Many of us experienced school as a place where we all sat in rows at our own desk and learning comprised of trying to absorb all the wisdom and facts our teachers shared with us in order to obtain high scores and gain the best job we could after school. Education has changed dramatically in the past decade, and at a rapidly increasing rate. Two of the most eminent and well respected contemporary educational researchers explain this beautifully: Sir John Jones (knighted for services to education in the UK) and Sir Ken Robinson (author, researcher and international speaker on creative and cultural education in the UK, Europe, Asia and the United States and the most watched speaker in TED Talk’s history).

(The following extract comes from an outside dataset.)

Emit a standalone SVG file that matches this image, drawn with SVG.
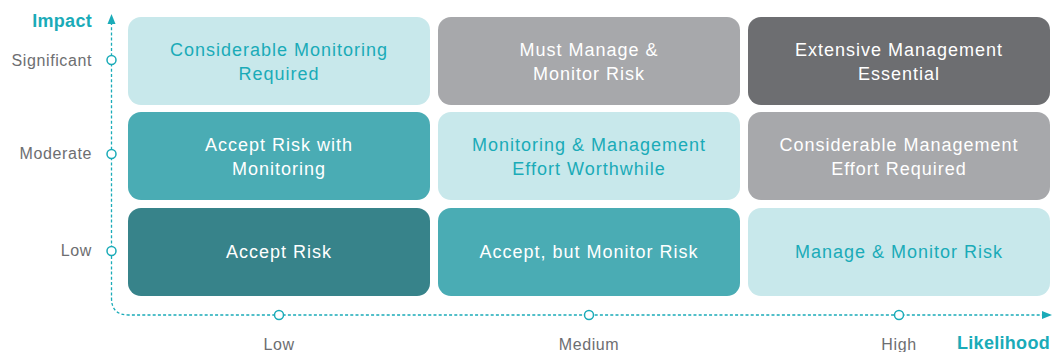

Sir John Jones explains how preparing our children for a world that doesn’t yet exist has its challenges and responsibilities for educators – one that we can’t ignore but must in fact embrace. He writes that, “We live in a rapidly changing world. A world in which statisticians claim, 80% of the jobs our children will do have not yet been invented. … We are all going to need five key capabilities; creativity, ingenuity, agility, adaptability and sociability. This has huge implications for schooling, in general, and teachers, in particular… Schools are going to need to develop learning environments which, while encouraging the relentless pursuit of excellence, also seek to promote a culture which questions the status quo and invites staff to take risks and embrace change.” While the measure of our industrial education was how much we knew for each subject, Sir John Jones makes no mention of knowledge as a goal, but rather what we can do with it – creatively, ingeniously, with agility, adaptability and socially.
Sir Ken Robinson defines the purpose of education as ‘enabling students to understand the world around them and the talents within them so that they can become fulfilled individuals and active, compassionate citizens.’ He focusses on the radical changes that are needed in education for our students to thrive. He notes, “There are forthcoming challenges in the 21st century – climate change, ethics around artificial intelligence, and more – and people need to be working closely in communities, using their full set of talents, in order to solve them… education instructors of today play a key role in shaping the future.” He highlights too the importance of letting students learn from their mistakes (as that is ultimately the point where new learning occurs), and the emphasis we should be taking when talking with and encouraging our students, “I have come to a realisation that effort and hard work should be praised more than being smart; that learning how to handle failure is a key life skill; that all of us possess that inner spark and finding your genius is more important than being a genius…”
As John Dewey, another eminent educational reformer famously said, “if we teach children today as we taught them yesterday, we will deprive them of their tomorrow.” As teachers, we continue to learn and grow.